### DATASET EXCERPT
----------------------------------------

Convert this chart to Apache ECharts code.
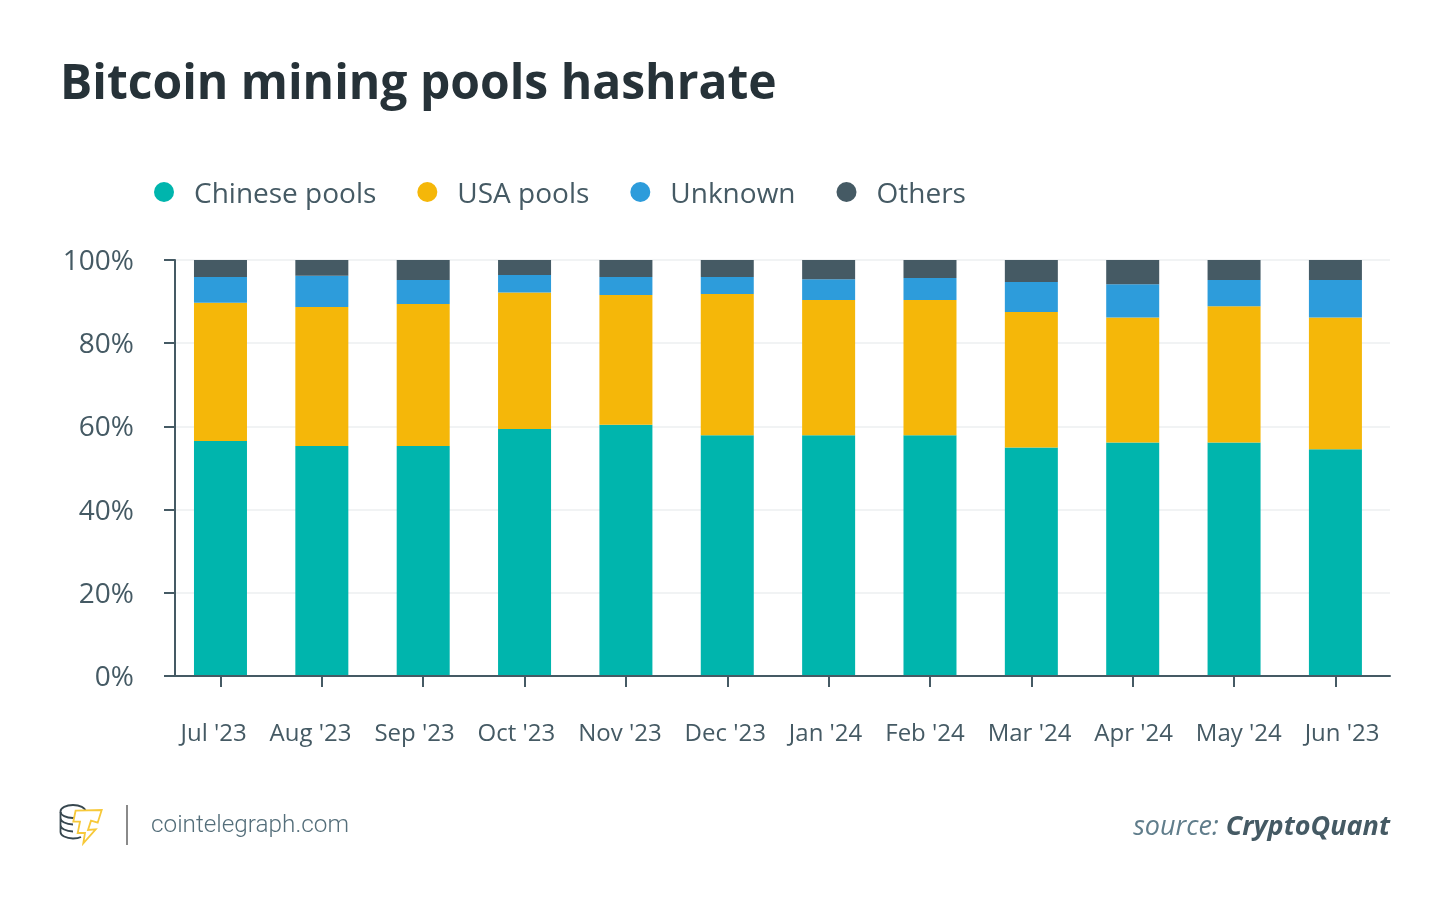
<!DOCTYPE html>
<html>
<head>
<meta charset="utf-8">
<title>Bitcoin mining pools hashrate</title>
<script src="https://cdn.jsdelivr.net/npm/echarts@6/dist/echarts.min.js"></script>
<style>
html,body{margin:0;padding:0;background:#fff;}
#chart{width:1450px;height:905px;}
</style>
</head>
<body>
<div id="chart"></div>
<script>
var months = ["Jul '23","Aug '23","Sep '23","Oct '23","Nov '23","Dec '23","Jan '24","Feb '24","Mar '24","Apr '24","May '24","Jun '23"];
var chinesePools = [56.5,55.3,55.3,59.4,60.4,57.9,57.9,57.9,54.9,56.1,56.1,54.5];
var usaPools = [33.2,33.4,34.1,32.8,31.2,33.9,32.5,32.5,32.6,30.1,32.8,31.7];
var unknownPools = [6.2,7.5,5.8,4.2,4.3,4.1,5.0,5.3,7.2,8.0,6.3,9.0];
var otherPools = [4.1,3.8,4.8,3.6,4.1,4.1,4.6,4.3,5.3,5.8,4.8,4.8];

var axisColor = '#455a64';
var textColor = '#455a64';
var font = '"Open Sans"';
var labelFontSize = 24;

//logo outline, the coin stack below the top ellipse
echarts.graphic.registerShape('coinStack', echarts.graphic.extendPath(
	'M60.5 812V832C60.5 835.5 66 838.5 73 838.5C76 838.5 79 838 81 837M60.5 818C60.5 821.5 66 824.5 73 824.5M60.5 825C60.5 828.5 66 831.5 73 831.5'));

//month labels are spread with equal gaps between them, not on the tick spacing
var labelLeft = 180.5, labelRight = 1379.5;
var labelGridLeft = 161.7, labelGridWidth = 1230.6;
function monthLabels(){
	var ctx = document.createElement('canvas').getContext('2d');
	ctx.font = labelFontSize + 'px ' + font;
	var widths = months.map(function(m){ return ctx.measureText(m).width; });
	var total = widths.reduce(function(a, b){ return a + b; }, 0);
	var gap = (labelRight - labelLeft - total) / (months.length - 1);
	var step = labelGridWidth / months.length;
	var x = labelLeft;
	return months.map(function(m, i){
		var shift = x + widths[i] / 2 - (labelGridLeft + step * (i + 0.5));
		x += widths[i] + gap;
		return {
			value: m,
			textStyle: {padding: shift > 0 ? [0, 0, 0, 2 * shift] : [0, -2 * shift, 0, 0]}
		};
	});
}

var chart = echarts.init(document.getElementById('chart'));

function barSeries(name, values, color){
	return {
		name: name,
		type: 'bar',
		stack: 'total',
		xAxisIndex: 0,
		yAxisIndex: 0,
		barWidth: 53,
		itemStyle: {color: color},
		data: values
	};
}

var option = {
	animation: false,
	backgroundColor: '#fff',
	title: [
		{text: 'Bitcoin mining pools hashrate', left: 55, top: 56,
			textStyle: {fontFamily: font, fontSize: 48, fontWeight: 700, color: '#263238'}},
		{text: 'cointelegraph.com', left: 146, top: 809,
			textStyle: {fontFamily: 'Roboto', fontSize: 24.3, fontWeight: 300, color: '#546e7a'}},
		{text: '{a|source: }{b|CryptoQuant}', right: 55, top: 809,
			textStyle: {fontWeight: 400, rich: {
				a: {fontFamily: font, fontSize: 27, fontStyle: 'italic', fontWeight: 400, color: '#607d8b'},
				b: {fontFamily: font, fontSize: 27, fontStyle: 'italic', fontWeight: 700, color: '#455a64'}
			}}}
	],
	legend: {
		left: 149, top: 176,
		icon: 'circle',
		itemWidth: 20, itemHeight: 20, itemGap: 41,
		formatter: '{t|{name}}',
		textStyle: {fontFamily: font, fontSize: 28, color: textColor, padding: [0,0,0,15],
			rich: {t: {fontFamily: font, fontSize: 28, color: textColor, padding: [6,0,0,0]}}},
		data: ['Chinese pools','USA pools','Unknown','Others']
	},
	grid: [
		//bars and their ticks
		{left: 169.8, width: 1216.3, top: 260, height: 416},
		//y axis, split lines, base line
		{left: 175, width: 1215, top: 260, height: 416},
		//month labels
		{left: labelGridLeft, width: labelGridWidth, top: 260, height: 416}
	],
	xAxis: [
		{type: 'category', gridIndex: 0, data: months,
			axisLine: {show: false},
			axisTick: {show: true, alignWithLabel: true, length: 11, lineStyle: {color: axisColor, width: 2}},
			axisLabel: {show: false}},
		{type: 'category', gridIndex: 1, data: months, z: 10,
			axisLine: {show: true, lineStyle: {color: axisColor, width: 2}},
			axisTick: {show: false},
			axisLabel: {show: false}},
		{type: 'category', gridIndex: 2, data: monthLabels(),
			axisLine: {show: false},
			axisTick: {show: false},
			axisLabel: {show: true, interval: 0, margin: 46, fontFamily: font, fontSize: labelFontSize, color: textColor}}
	],
	yAxis: [
		{type: 'value', gridIndex: 0, min: 0, max: 100, show: false},
		{type: 'value', gridIndex: 1, min: 0, max: 100, interval: 20,
			axisLine: {show: true, lineStyle: {color: axisColor, width: 2}},
			axisTick: {show: true, length: 11, lineStyle: {color: axisColor, width: 2}},
			axisLabel: {margin: 41, color: textColor, formatter: '{t|{value}%}',
				rich: {t: {fontFamily: font, fontSize: 28, color: textColor, padding: [4,0,0,0]}}},
			splitLine: {show: true, lineStyle: {color: '#f1f3f4', width: 2}}},
		{type: 'value', gridIndex: 2, min: 0, max: 100, show: false}
	],
	series: [
		barSeries('Chinese pools', chinesePools, '#00b5ad'),
		barSeries('USA pools', usaPools, '#f5b709'),
		barSeries('Unknown', unknownPools, '#2d9cdb'),
		barSeries('Others', otherPools, '#455a64')
	],
	graphic: [
		{type: 'group', silent: true, children: [
			{type: 'ellipse', shape: {cx: 73, cy: 811.5, rx: 12.5, ry: 6.5}, style: {fill: 'none', stroke: '#37474f', lineWidth: 1.8}},
			{type: 'coinStack', style: {fill: 'none', stroke: '#37474f', lineWidth: 1.8}},
			//logo bolt
			{type: 'polygon', shape: {points: [[75.6,810.7],[101.7,810],[97.7,822.7],[91,820.7],[88,830],[95.7,829.3],[83.3,843.3],[85,833],[77.7,833],[80,821.7],[73.3,821.7]]},
				style: {fill: '#fff', stroke: '#f7c93a', lineWidth: 1.8}},
			{type: 'line', shape: {x1: 127, y1: 805, x2: 127, y2: 845}, style: {stroke: '#8a8a8a', lineWidth: 2}}
		]}
	]
};
chart.setOption(option);
</script>
</body>
</html>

----------------------------------------

### REQUIREMENTS
In the data above, please extract the lines from the first one through the line with "var labelFontSize = 24;", exactly, and keep pictures out.

### RESULT OF THIS TASK
Convert this chart to Apache ECharts code.
<!DOCTYPE html>
<html>
<head>
<meta charset="utf-8">
<title>Bitcoin mining pools hashrate</title>
<script src="https://cdn.jsdelivr.net/npm/echarts@6/dist/echarts.min.js"></script>
<style>
html,body{margin:0;padding:0;background:#fff;}
#chart{width:1450px;height:905px;}
</style>
</head>
<body>
<div id="chart"></div>
<script>
var months = ["Jul '23","Aug '23","Sep '23","Oct '23","Nov '23","Dec '23","Jan '24","Feb '24","Mar '24","Apr '24","May '24","Jun '23"];
var chinesePools = [56.5,55.3,55.3,59.4,60.4,57.9,57.9,57.9,54.9,56.1,56.1,54.5];
var usaPools = [33.2,33.4,34.1,32.8,31.2,33.9,32.5,32.5,32.6,30.1,32.8,31.7];
var unknownPools = [6.2,7.5,5.8,4.2,4.3,4.1,5.0,5.3,7.2,8.0,6.3,9.0];
var otherPools = [4.1,3.8,4.8,3.6,4.1,4.1,4.6,4.3,5.3,5.8,4.8,4.8];

var axisColor = '#455a64';
var textColor = '#455a64';
var font = '"Open Sans"';
var labelFontSize = 24;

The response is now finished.